Polls have opened in Uzbekistan for a presidential election that appears certain to bring incumbent President Islam Karimov to a fourth term in office. Voting began at 6 a.m. (local time) on March 29 across the former Soviet republic in Central Asia, where Karimov has eliminated almost all opposition during more than two decades in power. Karimov is being castigated by critics who descirbe the election as a sham in which his hand-picked rivals are effectively campaigning for him. Karimov faces three other candidates — Khotamjon Ketmonov of the People’s Democratic Party, Nariman Umarov of the Social Democratic Party Adolat (Justice), and Akmal Saidov of the Milli Tiklanish (National Revival) Party. All three are from pro-government parties and have spent their campaigns praising Karimov’s policies.
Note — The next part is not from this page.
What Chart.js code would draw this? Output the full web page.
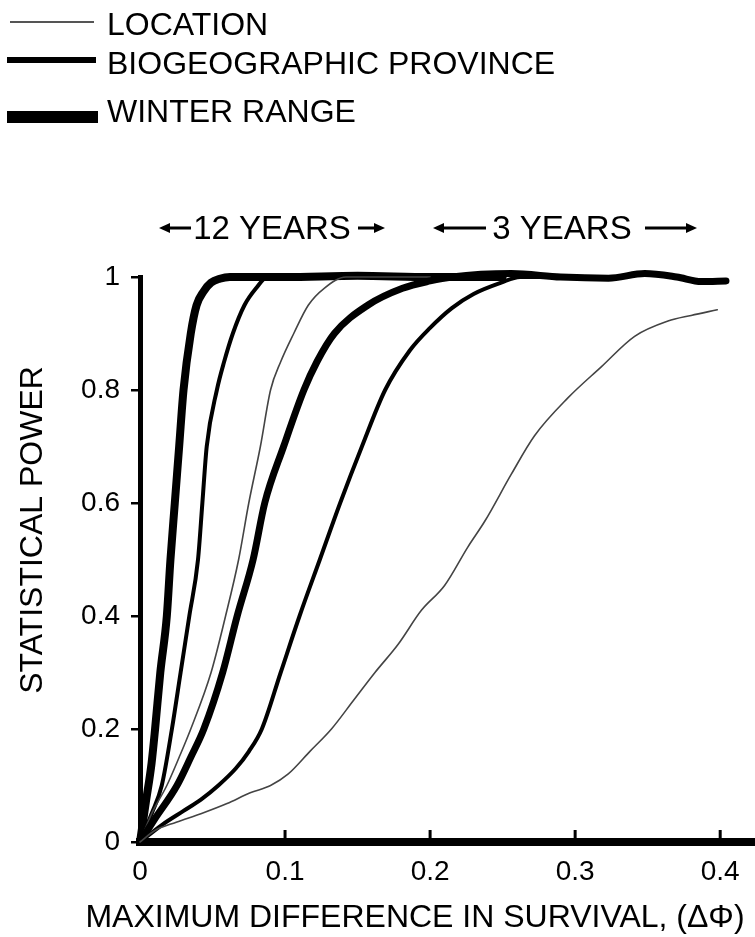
<!DOCTYPE html>
<html>
<head>
<meta charset="utf-8">
<script src="https://cdn.jsdelivr.net/npm/chart.js@4.4.1/dist/chart.umd.min.js"></script>
<style>
  html, body { margin: 0; padding: 0; background: #fff; }
  canvas { display: block; }
</style>
</head>
<body>
<canvas id="chart" width="755" height="937"></canvas>
<script>
// tick values / labels
const xTickValues = [0, 0.1, 0.2, 0.3, 0.4];
const xTickLabels = ["0", "0.1", "0.2", "0.3", "0.4"];
const yTickValues = [0, 0.2, 0.4, 0.6, 0.8, 1];
const yTickLabels = ["0", "0.2", "0.4", "0.6", "0.8", "1"];

// 12 years - winter range
const winter12X = [0, 0.004, 0.008, 0.0104, 0.014, 0.0185, 0.021, 0.024, 0.027, 0.030, 0.035, 0.039, 0.044, 0.049, 0.055, 0.062, 0.1, 0.15, 0.2, 0.25];
const winter12Y = [0, 0.07, 0.14, 0.2, 0.3, 0.4, 0.5, 0.6, 0.7, 0.8, 0.9, 0.95, 0.975, 0.99, 0.997, 1.0, 1.0, 1.002, 1.0, 1.0];
// 12 years - biogeographic province
const biogeo12X = [0, 0.008, 0.015, 0.022, 0.028, 0.034, 0.040, 0.043, 0.046, 0.053, 0.058, 0.064, 0.072, 0.080, 0.088, 0.1, 0.2];
const biogeo12Y = [0, 0.05, 0.1, 0.2, 0.3, 0.4, 0.5, 0.6, 0.7, 0.8, 0.85, 0.9, 0.95, 0.98, 1.0, 1.0, 1.0];
// 12 years - location
const location12X = [0, 0.008, 0.0185, 0.027, 0.035, 0.049, 0.059, 0.068, 0.075, 0.083, 0.090, 0.097, 0.106, 0.116, 0.127, 0.142, 0.2];
const location12Y = [0, 0.05, 0.1, 0.15, 0.2, 0.3, 0.4, 0.5, 0.6, 0.7, 0.8, 0.85, 0.9, 0.95, 0.98, 1.0, 1.0];
// 3 years - winter range
const winter3X = [0, 0.01, 0.0255, 0.035, 0.044, 0.057, 0.067, 0.078, 0.086, 0.099, 0.113, 0.122, 0.134, 0.157, 0.181, 0.2, 0.215, 0.256, 0.29, 0.323, 0.348, 0.37, 0.387, 0.404];
const winter3Y = [0, 0.04, 0.1, 0.15, 0.2, 0.3, 0.4, 0.5, 0.6, 0.7, 0.8, 0.85, 0.9, 0.95, 0.98, 0.993, 1.0, 1.006, 1.0, 0.998, 1.006, 1.0, 0.992, 0.993];
// 3 years - biogeographic province
const biogeo3X = [0, 0.015, 0.030, 0.042, 0.054, 0.066, 0.075, 0.084, 0.097, 0.110, 0.124, 0.138, 0.153, 0.169, 0.186, 0.2, 0.215, 0.23, 0.249, 0.262, 0.3];
const biogeo3Y = [0, 0.03, 0.055, 0.075, 0.1, 0.13, 0.16, 0.2, 0.3, 0.4, 0.5, 0.6, 0.7, 0.8, 0.87, 0.91, 0.945, 0.97, 0.99, 1.0, 1.0];
// 3 years - location
const location3X = [0, 0.01, 0.025, 0.042, 0.06, 0.076, 0.09, 0.102, 0.117, 0.132, 0.147, 0.162, 0.178, 0.194, 0.21, 0.226, 0.238, 0.256, 0.272, 0.295, 0.318, 0.341, 0.364, 0.38, 0.398];
const location3Y = [0, 0.02, 0.035, 0.05, 0.068, 0.087, 0.1, 0.12, 0.16, 0.2, 0.25, 0.3, 0.35, 0.41, 0.454, 0.522, 0.569, 0.651, 0.719, 0.786, 0.841, 0.895, 0.922, 0.932, 0.942];

const FONT = "'Liberation Sans', Arial, sans-serif";

function pts(xs, ys) {
  return xs.map((x, i) => ({ x: x, y: ys[i] }));
}

function series(xs, ys, width, color) {
  return {
    data: pts(xs, ys),
    borderColor: color,
    borderWidth: width,
    pointRadius: 0,
    fill: false,
    clip: false,
    cubicInterpolationMode: "monotone",
    borderCapStyle: "round",
    borderJoinStyle: "round"
  };
}

function arrow(ctx, x1, x2, y) {
  // line from x1 to x2, head at x2
  const dir = x2 > x1 ? 1 : -1;
  ctx.beginPath();
  ctx.moveTo(x1, y);
  ctx.lineTo(x2 - dir * 9, y);
  ctx.stroke();
  ctx.beginPath();
  ctx.moveTo(x2, y);
  ctx.lineTo(x2 - dir * 11, y - 5);
  ctx.lineTo(x2 - dir * 11, y + 5);
  ctx.closePath();
  ctx.fill();
}

const decor = {
  id: "decor",
  beforeDatasetsDraw(c) {
    const ctx = c.ctx;
    const xs = c.scales.x;
    const bottom = c.chartArea.bottom;
    ctx.save();
    // inward ticks on x axis
    ctx.strokeStyle = "#000";
    ctx.lineWidth = 3;
    xTickValues.forEach(v => {
      if (v === 0) return;
      const px = xs.getPixelForValue(v);
      ctx.beginPath();
      ctx.moveTo(px, bottom);
      ctx.lineTo(px, bottom - 12);
      ctx.stroke();
    });
    ctx.restore();
  },
  afterDraw(c) {
    const ctx = c.ctx;
    ctx.save();
    ctx.fillStyle = "#000";
    ctx.strokeStyle = "#000";

    // legend
    ctx.lineCap = "butt";
    ctx.strokeStyle = "#555";
    ctx.lineWidth = 2;
    ctx.beginPath(); ctx.moveTo(10, 22); ctx.lineTo(94, 22); ctx.stroke();
    ctx.strokeStyle = "#000";
    ctx.lineWidth = 6;
    ctx.beginPath(); ctx.moveTo(7, 60); ctx.lineTo(96, 60); ctx.stroke();
    ctx.lineWidth = 12;
    ctx.beginPath(); ctx.moveTo(7, 117); ctx.lineTo(98, 117); ctx.stroke();

    ctx.font = "32px " + FONT;
    ctx.textAlign = "left";
    ctx.textBaseline = "alphabetic";
    ctx.fillText("LOCATION", 107, 35);
    ctx.fillText("BIOGEOGRAPHIC PROVINCE", 107, 74);
    ctx.fillText("WINTER RANGE", 107, 122);

    // period labels with arrows
    ctx.font = "33px " + FONT;
    ctx.textAlign = "center";
    ctx.fillText("12 YEARS", 272, 239);
    ctx.fillText("3 YEARS", 562, 239);
    ctx.lineWidth = 3;
    arrow(ctx, 191, 159, 228);
    arrow(ctx, 358, 385, 228);
    arrow(ctx, 486, 433, 228);
    arrow(ctx, 645, 697, 228);

    // axis titles
    ctx.font = "32px " + FONT;
    ctx.fillText("MAXIMUM DIFFERENCE IN SURVIVAL, (\u0394\u03A6)", 415, 927);
    ctx.translate(42, 530);
    ctx.rotate(-Math.PI / 2);
    ctx.fillText("STATISTICAL POWER", 0, 0);
    ctx.restore();
  }
};

new Chart(document.getElementById("chart"), {
  type: "line",
  data: {
    datasets: [
      series(location3X, location3Y, 1.6, "#444"),
      series(biogeo3X, biogeo3Y, 4, "#000"),
      series(winter3X, winter3Y, 7, "#000"),
      series(location12X, location12Y, 1.6, "#444"),
      series(biogeo12X, biogeo12Y, 4, "#000"),
      series(winter12X, winter12Y, 8, "#000")
    ]
  },
  options: {
    responsive: false,
    devicePixelRatio: 1,
    animation: false,
    layout: { padding: { top: 277, left: 0, right: 0, bottom: 0 } },
    plugins: { legend: { display: false }, tooltip: { enabled: false } },
    scales: {
      x: {
        type: "linear",
        min: 0,
        max: 0.424,
        afterFit: s => { s.height = 95; },
        afterBuildTicks: s => { s.ticks = xTickValues.map(v => ({ value: v })); },
        ticks: {
          color: "#000",
          padding: 13,
          font: { family: FONT, size: 28 },
          maxRotation: 0,
          callback: (v, i) => xTickLabels[i]
        },
        grid: { drawOnChartArea: false, drawTicks: false },
        border: { color: "#000", width: 8 }
      },
      y: {
        type: "linear",
        min: 0,
        max: 1,
        afterFit: s => { s.width = 140; },
        afterBuildTicks: s => { s.ticks = yTickValues.map(v => ({ value: v })); },
        ticks: {
          color: "#000",
          padding: 11,
          font: { family: FONT, size: 28 },
          callback: (v, i) => yTickLabels[i]
        },
        grid: { drawOnChartArea: false, drawTicks: true, tickLength: 9, color: "#000", lineWidth: 2.5 },
        border: { color: "#000", width: 5 }
      }
    }
  },
  plugins: [decor]
});
</script>
</body>
</html>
Mutabar Tadjibayeva, a paris-based uzbek human rights campaigner and former political prisoner, says that not a single real opposition figure was able to register as a candidate because “no opposition exists in Uzbekistan.” Tadjibayeva says any opposition in the country has either been “destroyed, jailed, driven into exile, or killed.”
In the 2000 presidential election, Karimov’s sole challenger — Abdulkhafiz Jalalov – emerged from the voting booth and announced to the media that he had cast his ballot for Karimov.
To be eligible to run for president, candidates must be nominated by one of the four registered political parties in the country. All four are pro-Karimov parties.